The painting depicts Vickers during his early years and will eventually be displayed in The Alumni House once renovations are complete on the facility. The Alumni House is the former college President’s Home located on the southwest corner of campus. Vickers and his family resided in the home for a number of years after a new President’s Home was built.

Warwick attended East Central in 1955-56 before studying art at the University of Southern Mississippi. He completed a brief stint at the Student’s Art League in New York. He married fellow artist Henrietta Green in 1965 and they exhibited art together and lived in Nashville for a number of years before her death in 1995. In 2004, he married ECCC alumna Bobbie Ruth Oliphant of Carthage, a former student of Vickers. She died in 2020.

Vickers, a native of Dodge County, Ga., spent 40 years on the ECCC campus and taught generations of students to love literature and poetry. He died March 31, 2020, at age 89. Vickers joined the then East Central Junior College faculty in 1955 when he was just 24 years old and would later serve as chair of the English Department for many years. Throughout his career, Vickers was not only a teacher, but was also a published poet, newspaper columnist, public speaker, playwright, practicing folklorist, and a collector of antiques.

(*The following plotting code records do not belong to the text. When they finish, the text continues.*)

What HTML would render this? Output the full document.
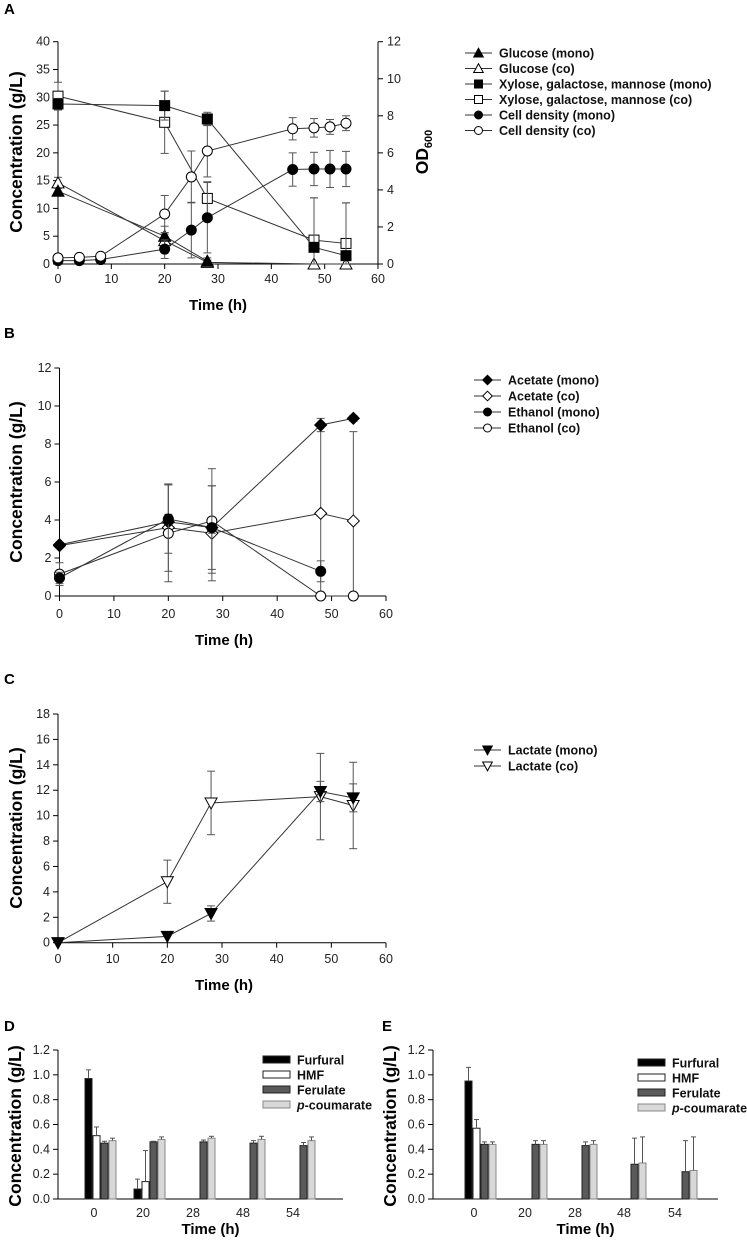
<!DOCTYPE html>
<html><head><meta charset="utf-8"><style>
body{margin:0;background:#fff;}
svg{display:block;font-family:"Liberation Sans",Arial,sans-serif;}
.t{font-size:12.5px;fill:#222}
.b{font-size:15px;font-weight:bold;fill:#000}
.yt{font-size:17.5px;font-weight:bold;fill:#000}
.lg{font-size:12.5px;font-weight:bold;fill:#111}
</style></head><body>
<svg id="fig" width="747" height="1240" viewBox="0 0 747 1240" xmlns="http://www.w3.org/2000/svg"></svg>
<script>
// ---- Panel A data ----
const aTimes5 = [0,20,28,48,54];
const aGluMonoT = [0,20,28];
const aGluMono = [13.1,5.0,0.5];
const aGluMonoErr = [0.6,1.8,0.6];
const aGluCo = [14.6,4.2,0.3,0,0];
const aGluCoErr = [1.0,1.2,0.4,0,0];
const aXylMono = [28.8,28.5,26.1,3.0,1.5];
const aXylMonoErr = [1.0,2.6,1.2,8.9,9.5];
const aXylCo = [30.2,25.5,11.8,4.3,3.7];
const aXylCoErr = [2.5,5.6,3.0,7.6,7.3];
const aCellT = [0,4,8,20,25,28,44,48,51,54];
const aCellMono = [0.18,0.18,0.24,0.8,1.83,2.5,5.1,5.13,5.13,5.13];
const aCellMonoErr = [0.05,0.05,0.05,0.5,1.5,1.9,0.9,0.9,1.0,0.95];
const aCellCo = [0.33,0.36,0.42,2.7,4.7,6.1,7.3,7.35,7.4,7.6];
const aCellCoErr = [0.05,0.05,0.05,1.0,1.4,1.4,0.6,0.5,0.4,0.4];
// ---- Panel B data ----
const bTimes = [0,20,28,48,54];
const bAcMono = [2.7,3.9,3.6,9.0,9.35];
const bAcMonoErr = [0.1,0.4,0.3,0.35,0.15];
const bAcCo = [2.65,3.6,3.3,4.35,3.95];
const bAcCoErr = [0.1,2.3,2.5,4.7,4.7];
const bEtMonoT = [0,20,28,48];
const bEtMono = [0.95,4.05,3.6,1.3];
const bEtMonoErr = [0.3,1.8,2.2,0.55];
const bEtCo = [1.15,3.3,3.95,0,0];
const bEtCoErr = [0.6,2.55,2.75,0,0];
// ---- Panel C data ----
const cTimes = [0,20,28,48,54];
const cLacMono = [0,0.5,2.3,11.9,11.4];
const cLacMonoErr = [0,0,0.6,0.8,1.1];
const cLacCo = [0,4.8,11.0,11.5,10.8];
const cLacCoErr = [0,1.7,2.5,3.4,3.4];
// ---- Panels D/E data ----
const barCats = ["0","20","28","48","54"];
const dFurfural = [0.97,0.08,0,0,0];
const dFurfuralErr = [0.07,0.08,0,0,0];
const dHMF = [0.51,0.14,0,0,0];
const dHMFErr = [0.07,0.25,0,0,0];
const dFerulate = [0.45,0.46,0.46,0.45,0.43];
const dFerulateErr = [0.015,0.005,0.015,0.02,0.025];
const dCoum = [0.47,0.48,0.49,0.48,0.47];
const dCoumErr = [0.02,0.02,0.015,0.025,0.03];
const eFurfural = [0.95,0,0,0,0];
const eFurfuralErr = [0.11,0,0,0,0];
const eHMF = [0.57,0,0,0,0];
const eHMFErr = [0.07,0,0,0,0];
const eFerulate = [0.44,0.44,0.43,0.28,0.22];
const eFerulateErr = [0.02,0.03,0.03,0.21,0.25];
const eCoum = [0.44,0.44,0.44,0.29,0.23];
const eCoumErr = [0.02,0.03,0.03,0.21,0.27];
const tickLin = [0,10,20,30,40,50,60];

const NS="http://www.w3.org/2000/svg";
const svg=document.getElementById('fig');
function mk(tag,at,parent){const e=document.createElementNS(NS,tag);for(const k in at)e.setAttribute(k,at[k]);(parent||svg).appendChild(e);return e;}
function txt(x,y,s,cls,anchor,parent){const e=mk('text',{x:x,y:y,class:cls,'text-anchor':anchor||'middle'},parent);e.textContent=s;return e;}

function marker(g,shape,fill,x,y,r){
  r=r||1;let e;const f=fill?'#000':'#fff';
  if(shape==='circle') e=mk('circle',{cx:x,cy:y,r:5*r,fill:f,stroke:'#000','stroke-width':1},g);
  else if(shape==='square') e=mk('rect',{x:x-5*r,y:y-5*r,width:10*r,height:10*r,fill:f,stroke:'#000','stroke-width':1},g);
  else if(shape==='tri') e=mk('polygon',{points:`${x},${y-6*r} ${x+6*r},${y+5*r} ${x-6*r},${y+5*r}`,fill:f,stroke:'#000','stroke-width':1},g);
  else if(shape==='tridown') e=mk('polygon',{points:`${x-6*r},${y-5*r} ${x+6*r},${y-5*r} ${x},${y+6*r}`,fill:f,stroke:'#000','stroke-width':1},g);
  else if(shape==='diamond') e=mk('polygon',{points:`${x},${y-6*r} ${x+6*r},${y} ${x},${y+6*r} ${x-6*r},${y}`,fill:f,stroke:'#000','stroke-width':1},g);
  return e;
}

function series(g,name,xs,ys,errs,sx,sy,shape,fill,ymin){
  const sg=mk('g',{},g);
  
  
  mk('polyline',{points:xs.map((t,i)=>sx(t)+','+sy(ys[i])).join(' '),fill:'none',stroke:'#333','stroke-width':1},sg);
  xs.forEach((t,i)=>{
    const e=errs[i]; if(!e) return;
    const x=sx(t), y1=sy(ys[i]+e), y2=sy(Math.max(ymin,ys[i]-e));
    mk('line',{x1:x,x2:x,y1:y1,y2:y2,stroke:'#555','stroke-width':1},sg);
    mk('line',{x1:x-4,x2:x+4,y1:y1,y2:y1,stroke:'#555','stroke-width':1},sg);
    mk('line',{x1:x-4,x2:x+4,y1:y2,y2:y2,stroke:'#555','stroke-width':1},sg);
  });
  xs.forEach((t,i)=>{const m=marker(sg,shape,fill,sx(t),sy(ys[i]));
    
    });
}

function axes(g,x0,x1,yb,yt,yticks,ymax,tickY,timeY,timeX,labelX,labelY){
  mk('line',{x1:x0,x2:x1,y1:yb,y2:yb,stroke:'#000'},g);
  mk('line',{x1:x0,x2:x0,y1:yb,y2:yt,stroke:'#000'},g);
  tickLin.forEach(v=>{const x=x0+(x1-x0)*v/60;mk('line',{x1:x,x2:x,y1:yb,y2:yb+5,stroke:'#000'},g);txt(x,tickY,String(v),'t','middle',g);});
  yticks.forEach(v=>{const y=yb-(yb-yt)*v/ymax;mk('line',{x1:x0-5,x2:x0,y1:y,y2:y,stroke:'#000'},g);txt(x0-8,y+4,String(v),'t','end',g);});
  const xt=txt(timeX,timeY,'Time (h)','b','middle',g);
  
  
  const yl=txt(0,0,'Concentration (g/L)','yt','middle',g);
  yl.setAttribute('transform',`translate(${labelX},${labelY}) rotate(-90)`);
  
  
}

function legend(g,x,y,dy,items){
  items.forEach((it,i)=>{
    const lg=mk('g',{},g);
    
    
    const yy=y+i*dy;
    mk('line',{x1:x,x2:x+27,y1:yy,y2:yy,stroke:'#333'},lg);
    marker(lg,it[1],it[2],x+13.5,yy,0.8);
    txt(x+34,yy+4.5,it[0],'lg','start',lg);
  });
}

function panelLabel(x,y,s){const e=txt(x,y,s,'b','start');}

// ---- Panel A ----
{
  const g=mk('g',{});
  const x0=58,x1=378,yb=264,yt=41.7;
  const sx=t=>x0+(x1-x0)*t/60, sy=v=>yb-(yb-yt)*v/40, so=v=>yb-(yb-yt)*v/12;
  panelLabel(4,14,'A');
  axes(g,x0,x1,yb,yt,[0,5,10,15,20,25,30,35,40],40,283,310,218,22,152);
  mk('line',{x1:x1,x2:x1,y1:yb,y2:yt,stroke:'#000'},g);
  [0,2,4,6,8,10,12].forEach(v=>{const y=so(v);mk('line',{x1:x1,x2:x1+5,y1:y,y2:y,stroke:'#000'},g);txt(x1+9,y+4,String(v),'t','start',g);});
  const od=mk('text',{class:'yt','text-anchor':'middle',transform:'translate(428,152) rotate(-90)'},g);
  
  od.innerHTML='OD<tspan dy="4" font-size="11">600</tspan>';
  series(g,'glucose-co',aTimes5,aGluCo,aGluCoErr,sx,sy,'tri',false,0);
  series(g,'glucose-mono',aGluMonoT,aGluMono,aGluMonoErr,sx,sy,'tri',true,0);
  series(g,'xylose-co',aTimes5,aXylCo,aXylCoErr,sx,sy,'square',false,0);
  series(g,'xylose-mono',aTimes5,aXylMono,aXylMonoErr,sx,sy,'square',true,0);
  series(g,'cell-density-mono',aCellT,aCellMono,aCellMonoErr,sx,so,'circle',true,0);
  series(g,'cell-density-co',aCellT,aCellCo,aCellCoErr,sx,so,'circle',false,0);
  legend(g,465,53,15.5,[['Glucose (mono)','tri',true],['Glucose (co)','tri',false],['Xylose, galactose, mannose (mono)','square',true],['Xylose, galactose, mannose (co)','square',false],['Cell density (mono)','circle',true],['Cell density (co)','circle',false]]);
}
// ---- Panel B ----
{
  const g=mk('g',{});
  const x0=59.5,x1=386,yb=596,yt=368;
  const sx=t=>x0+(x1-x0)*t/60, sy=v=>yb-(yb-yt)*v/12;
  panelLabel(4,338,'B');
  axes(g,x0,x1,yb,yt,[0,2,4,6,8,10,12],12,618,645,224,22,482);
  series(g,'acetate-co',bTimes,bAcCo,bAcCoErr,sx,sy,'diamond',false,0);
  series(g,'acetate-mono',bTimes,bAcMono,bAcMonoErr,sx,sy,'diamond',true,0);
  series(g,'ethanol-co',bTimes,bEtCo,bEtCoErr,sx,sy,'circle',false,0);
  series(g,'ethanol-mono',bEtMonoT,bEtMono,bEtMonoErr,sx,sy,'circle',true,0);
  legend(g,474,380,16,[['Acetate (mono)','diamond',true],['Acetate (co)','diamond',false],['Ethanol (mono)','circle',true],['Ethanol (co)','circle',false]]);
}
// ---- Panel C ----
{
  const g=mk('g',{});
  const x0=58,x1=386,yb=942.7,yt=714;
  const sx=t=>x0+(x1-x0)*t/60, sy=v=>yb-(yb-yt)*v/18;
  panelLabel(4,684,'C');
  axes(g,x0,x1,yb,yt,[0,2,4,6,8,10,12,14,16,18],18,963,990,224,22,828);
  series(g,'lactate-co',cTimes,cLacCo,cLacCoErr,sx,sy,'tridown',false,0);
  series(g,'lactate-mono',cTimes,cLacMono,cLacMonoErr,sx,sy,'tridown',true,0);
  legend(g,474,750,16,[['Lactate (mono)','tridown',true],['Lactate (co)','tridown',false]]);
}
// ---- Bar panels ----
function barPanel(name,lab,lx,x0,x1,catX,series4,legX,legY){
  const g=mk('g',{});
  const yb=1199,yt=1050,sy=v=>yb-(yb-yt)*v/1.2;
  panelLabel(lx,1031,lab);
  mk('line',{x1:x0,x2:x1,y1:yb,y2:yb,stroke:'#000'},g);
  mk('line',{x1:x0,x2:x0,y1:yb,y2:yt,stroke:'#000'},g);
  ['0.0','0.2','0.4','0.6','0.8','1.0','1.2'].forEach(s=>{const y=sy(parseFloat(s));mk('line',{x1:x0-5,x2:x0,y1:y,y2:y,stroke:'#000'},g);txt(x0-8,y+4,s,'t','end',g);});
  const fills=['#000','#fff','#5a5a5a','#d8d8d8'];
  barCats.forEach((c,i)=>{
    const cx=x0+catX[i];
    txt(cx,1217,c,'t','middle',g);
    series4.forEach((s,k)=>{
      const v=s[0][i],e=s[1][i]; if(!v) return;
      const bx=cx-9+k*8, y=sy(v);
      const r=mk('rect',{x:bx,y:y,width:7,height:yb-y,fill:fills[k],stroke:k==3?'#888':'#222','stroke-width':1},g);
      
      
      if(e){const ye=sy(v+e);mk('line',{x1:bx+3.5,x2:bx+3.5,y1:y,y2:ye,stroke:'#555'},g);mk('line',{x1:bx+1,x2:bx+6,y1:ye,y2:ye,stroke:'#555'},g);}
    });
  });
  const xt=txt(x0+(x1-x0)/2+10,1234,'Time (h)','b','middle',g);
  
  const yl=txt(0,0,'Concentration (g/L)','yt','middle',g);
  yl.setAttribute('transform',`translate(${x0-37},1126) rotate(-90)`);
  
  ['Furfural','HMF','Ferulate','coumarate'].forEach((s,k)=>{
    const lg=mk('g',{},g);
    
    
    const y=legY+k*15;
    mk('rect',{x:legX,y:y-4,width:27,height:7,fill:fills[k],stroke:k==3?'#888':'#222'},lg);
    const t=txt(legX+34,y+4.5,'','lg','start',lg);
    if(k==3){t.innerHTML='<tspan font-style="italic">p</tspan>-coumarate';}else t.textContent=s;
  });
}
barPanel('panel-d','D',4,58,343,[36,85,135,185,235],[[dFurfural,dFurfuralErr],[dHMF,dHMFErr],[dFerulate,dFerulateErr],[dCoum,dCoumErr]],263,1060);
barPanel('panel-e','E',382,433,718,[41,92,142,191,242],[[eFurfural,eFurfuralErr],[eHMF,eHMFErr],[eFerulate,eFerulateErr],[eCoum,eCoumErr]],638,1063);
</script>
</body></html>
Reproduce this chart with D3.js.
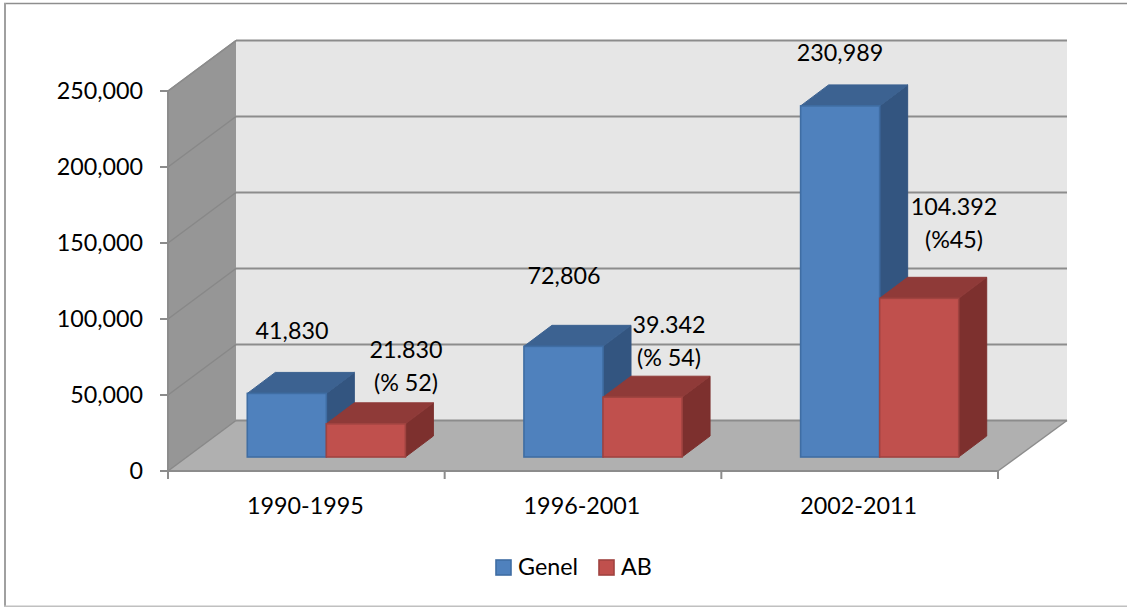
<!DOCTYPE html>
<html><head><meta charset="utf-8">
<script src="https://cdn.jsdelivr.net/npm/d3@7/dist/d3.min.js"></script>
<style>html,body{margin:0;padding:0;background:#fff}svg{display:block}text{font-family:Lato,"Open Sans",sans-serif;fill:#000}</style>
</head><body><svg id="c" width="1127" height="607"></svg>
<script>
const categories = ["1990-1995","1996-2001","2002-2011"];
const seriesNames = ["Genel","AB"];
const genel = [41830,72806,230989];
const ab = [21830,39342,104392];
const abLabels = [["21.830","(% 52)"],["39.342","(% 54)"],["104.392","(%45)"]];
const yTicks = [0,50000,100000,150000,200000,250000];

const svg = d3.select("#c");
const colors = {
  Genel:{front:"#4f81bd",top:"#3c6291",side:"#335580",stroke:"#3f6da3"},
  AB:{front:"#c0504d",top:"#8f3a38",side:"#7d302e",stroke:"#a04340"}
};
const M = {x0:168,x1:998,y0:471,y1:91,dx:68,dy:50.5};
const fs = 23.3;
const x0 = d3.scaleBand().domain(categories).range([M.x0,M.x1]);
const x1 = d3.scaleBand().domain(seriesNames).range([0,x0.bandwidth()]).paddingInner(0).paddingOuter(0.75);
const y = d3.scaleLinear().domain([0,250000]).range([M.y0,M.y1]);
const poly = p => p.map(a=>a.join(",")).join(" ");

// chart frame: top, left, bottom edges
svg.append("line").attr("x1",4).attr("x2",1127).attr("y1",3.5).attr("y2",3.5).attr("stroke","#8e8e8e").attr("stroke-width",1.5);
svg.append("line").attr("x1",5).attr("x2",5).attr("y1",3).attr("y2",606).attr("stroke","#a0a0a0").attr("stroke-width",2);
svg.append("line").attr("x1",4).attr("x2",1127).attr("y1",606.2).attr("y2",606.2).attr("stroke","#c0c0c0").attr("stroke-width",1.5);

// walls
svg.append("polygon").attr("points",poly([[M.x0+M.dx,y(250000)-M.dy],[M.x1+M.dx+1,y(250000)-M.dy],[M.x1+M.dx+1,y(0)-M.dy],[M.x0+M.dx,y(0)-M.dy]])).attr("fill","#e6e6e6");
svg.append("polygon").attr("points",poly([[M.x0,y(250000)],[M.x0+M.dx,y(250000)-M.dy],[M.x0+M.dx,y(0)-M.dy],[M.x0,y(0)]])).attr("fill","#969696");
svg.append("polygon").attr("points",poly([[M.x0,y(0)],[M.x0+M.dx,y(0)-M.dy],[M.x1+M.dx+1,y(0)-M.dy],[M.x1,y(0)]])).attr("fill","#b0b0b0");

// gridlines
yTicks.forEach(t=>{
  svg.append("line").attr("x1",M.x0).attr("y1",y(t)).attr("x2",M.x0+M.dx).attr("y2",y(t)-M.dy).attr("stroke","#888888").attr("stroke-width",1.5);
  svg.append("line").attr("x1",M.x0+M.dx).attr("y1",y(t)-M.dy).attr("x2",M.x1+M.dx+1).attr("y2",y(t)-M.dy).attr("stroke","#8c8c8c").attr("stroke-width",2);
});
// floor front-right edge
svg.append("line").attr("x1",M.x1).attr("y1",y(0)).attr("x2",M.x1+M.dx+1).attr("y2",y(0)-M.dy).attr("stroke","#8c8c8c").attr("stroke-width",1.5);
// right edge of the back wall at top
svg.append("line").attr("x1",M.x0).attr("y1",y(250000)).attr("x2",M.x0+M.dx).attr("y2",y(250000)-M.dy).attr("stroke","#8c8c8c").attr("stroke-width",1.5);

// axes
const ax = svg.append("g").attr("stroke","#8c8c8c").attr("stroke-width",2);
ax.append("line").attr("x1",M.x0).attr("x2",M.x0).attr("y1",y(250000)).attr("y2",y(0));
ax.append("line").attr("x1",M.x0).attr("x2",M.x1).attr("y1",y(0)).attr("y2",y(0));
yTicks.forEach(t=>ax.append("line").attr("x1",M.x0-8).attr("x2",M.x0).attr("y1",y(t)).attr("y2",y(t)));
[...categories.map(c=>x0(c)),M.x1].forEach(v=>ax.append("line").attr("x1",v).attr("x2",v).attr("y1",y(0)).attr("y2",y(0)+8));

svg.selectAll(".yl").data(yTicks).join("text").attr("class","yl")
  .attr("x",143).attr("y",d=>y(d)+8).attr("text-anchor","end").attr("font-size",fs)
  .text(d=>d3.format(",")(d));
svg.selectAll(".xl").data(categories).join("text").attr("class","xl")
  .attr("x",d=>x0(d)+x0.bandwidth()/2-1).attr("y",514).attr("text-anchor","middle").attr("font-size",fs).text(d=>d);

// bars
const fx=20, fy=14, bx=28, by=21;
const series = {Genel:genel,AB:ab};
categories.forEach((c,i)=>{
  seriesNames.forEach(s=>{
    const v=series[s][i], col=colors[s];
    const l=x0(c)+x1(s)+fx, r=l+x1.bandwidth(), b=y(0)-fy, t=y(v)-fy;
    const g=svg.append("g");
    g.append("polygon").attr("points",poly([[r,t],[r+bx,t-by],[r+bx,b-by],[r,b]])).attr("fill",col.side).attr("stroke",col.side);
    g.append("polygon").attr("points",poly([[l,t],[l+bx,t-by],[r+bx,t-by],[r,t]])).attr("fill",col.top).attr("stroke",col.top);
    g.append("rect").attr("x",l).attr("y",t).attr("width",r-l).attr("height",b-t).attr("fill",col.front).attr("stroke",col.stroke).attr("stroke-width",1.6);
  });
});

// data labels
const genelLabelPos = [[292,339],[564,284],[840,61]];
const abLabelPos = [[406,358],[669,333],[954,215]];
genel.forEach((v,i)=>svg.append("text").attr("x",genelLabelPos[i][0]).attr("y",genelLabelPos[i][1]).attr("text-anchor","middle").attr("font-size",fs).text(d3.format(",")(v)));
abLabels.forEach((ls,i)=>ls.forEach((t,k)=>svg.append("text").attr("x",abLabelPos[i][0]).attr("y",abLabelPos[i][1]+k*33).attr("text-anchor","middle").attr("font-size",fs).text(t)));

// legend
const legX=[[496,518],[599,621]];
seriesNames.forEach((s,i)=>{
  svg.append("rect").attr("x",legX[i][0]).attr("y",560).attr("width",15).attr("height",15).attr("fill",colors[s].front).attr("stroke",colors[s].stroke).attr("stroke-width",1.6);
  svg.append("text").attr("x",legX[i][1]).attr("y",575).attr("font-size",fs).text(s);
});
</script></body></html>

He published two books with profits benefiting the East Central Community College Foundation. His first book, The East Central I Knew: A History of East Central Community College, covers the college from its beginning in 1928 through 2013. His second book, Notes in the Margin: A Collection of Columns About East Central Community College, is a collection of essays Vickers pulled from his weekly newspaper columns, which highlight various people, places, and events associated with the college.

Warwick and Vickers’ wife, the late Carol Farish Vickers, were classmates at Noxapater High School. The Warwicks and the Vickers would become great friends through the years and spent time together during class reunions and dinners with other classmates. Vickers included a story about Warwick and his art in his book Notes in the Margin.

A well-known quilter and author, Carol Vickers professional talent and greatest career achievement were as a classroom English teacher in the Decatur public schools from 1966-1982 and as an instructor at East Central Community College from 1983 until her 1992 retirement. She died August 19, 2020.

An event honoring the Vickers’ legacy is scheduled for April 1, 2022, on the East Central Community College campus and more details will be released in the future.